A Little Less Conversation, A Little More Censorship
You can’t say the word “nigger” or any other “profanity” in Wilmette, Illinois. Or at least you can’t say it when someone else might hear you.
That appears to be the result of a controversy in which the city’s park district refused to allow an open-air production of the musical adaptation of “Ragtime.”
Jim McDonough, jazz critic for the Wall Street Journal, gives a great overview of the controversy and its resolution, which includes a revealing interview with Ty Perry, an African American actor/director who was hired to direct the production:
Mr. Perry, who claims no special authority over Ragtime based on race, sees things quite differently. “If you don’t want people to use the word,” he said, “this is the perfect opportunity to show them why they shouldn’t.” Setting aside euphemism, he quoted examples of its use in the musical. “There is a song in which Coalhouse Walker [the black protagonist] sings the line, ‘I’m not their nigger,’” he says. “And at another point when Willie Conklin [the racist villain] demands a toll, Coalhouse asks, ‘Since when?’ And Conklin says, ‘Since some high falutin’ nigger and his whore could drive that car of theirs any place they please. That’s since when.’”
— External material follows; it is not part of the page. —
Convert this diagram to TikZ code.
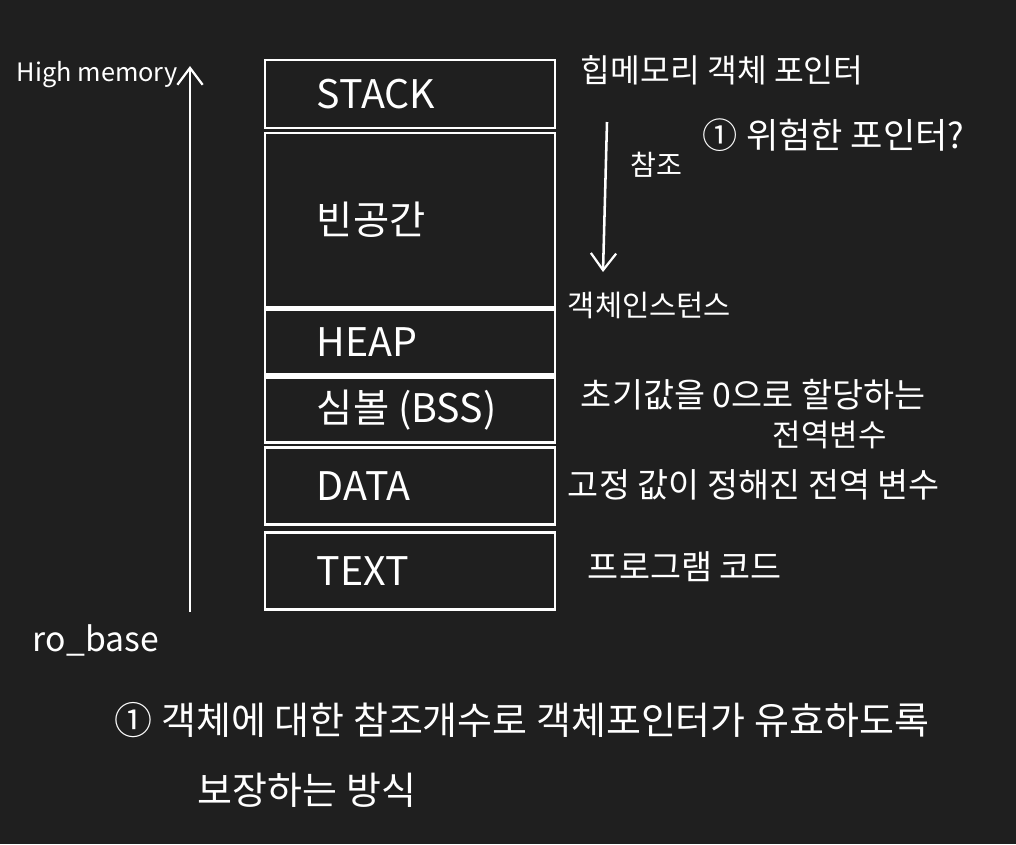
\documentclass[tikz,border=0pt]{standalone}
\usepackage{fontspec}
\setmainfont{Noto Sans CJK KR}
\usetikzlibrary{arrows.meta}
\definecolor{board}{RGB}{31,31,31}
\begin{document}
\begin{tikzpicture}
		[x=0.025cm,y=-0.025cm,
		seg/.style={draw=white,line width=1.6pt,minimum width=7.25cm,inner sep=0pt},
		segtext/.style={anchor=west,text=white,font=\fontsize{28}{32}\selectfont},
		note/.style={anchor=west,text=white,font=\fontsize{24}{28}\selectfont},
		arr/.style={draw=white,line width=1.8pt,-{Straight Barb[length=12pt,width=18pt,line width=1.6pt]}}]
		\fill[board] (0,0) rectangle (1016,844);
		% memory segments
		\foreach \name/\y/\h/\txt in {stack/94/1.7/STACK,empty/220/4.35/빈공간,heap/342/1.625/HEAP,bss/410/1.625/심볼 (BSS),data/486/1.925/DATA,text/571/1.925/TEXT}
		{
			\node[seg,minimum height=\h cm,name=\name] at (410,\y) {};
			\node[segtext] at ([xshift=1.2cm]\name.west) {\txt};
		}
		% address arrow
		\coordinate (low) at (190,612);
		\coordinate (high) at (190,66);
		\draw[arr] (low) -- (high);
		\node[note,name=hm,font=\fontsize{18}{22}\selectfont] at (12,75) {High memory};
		\node[note,name=rb] at (28,640) {ro\_base};
		% notes on the right
		\node[note,name=ptr,font=\fontsize{23}{27}\selectfont] at (576,70) {힙메모리 객체 포인터};
		\node[note,name=risk,font=\fontsize{25}{29}\selectfont] at (698,135) {① 위험한 포인터?};
		\coordinate (ref0) at (607,122);
		\coordinate (ref1) at (603,272);
		\draw[arr] (ref0) -- (ref1);
		\node[note,name=refl,font=\fontsize{20}{24}\selectfont] at (626,165) {참조};
		\node[note,name=inst,font=\fontsize{21}{24}\selectfont] at (563,305) {객체인스턴스};
		\node[note,name=bssa] at (576,395) {초기값을 0으로 할당하는};
		\node[note,name=bssb,font=\fontsize{22}{24}\selectfont] at (768,435) {전역변수};
		\node[note,name=dat] at (563,485) {고정 값이 정해진 전역 변수};
		\node[note,name=txt] at (583,567) {프로그램 코드};
		% footnote
		\node[note,name=foota,font=\fontsize{27}{30}\selectfont] at (110,720) {① 객체에 대한 참조개수로 객체포인터가 유효하도록};
		\node[note,name=footb,font=\fontsize{27}{30}\selectfont] at (193,790) {보장하는 방식};
	\end{tikzpicture}
\end{document}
Mr. Perry adds: “I understand it makes white people nervous, but to take that word out of ‘Ragtime’ would be to invalidate my heritage as an African-American man. I was talking to my partner about this and he said, ‘I can’t understand what you feel when you hear that word.’ And I said, ‘I can never understand the guilt you feel when you hear that word.’ We both have a common bond with that word. So let’s deal with that.”
Even though the park district eventually agreed to stage the production indoors — starting this past Thursday — they still believe “the decision not to do it outdoors was the correct one.” Apparently, they’d rather not “deal with that.”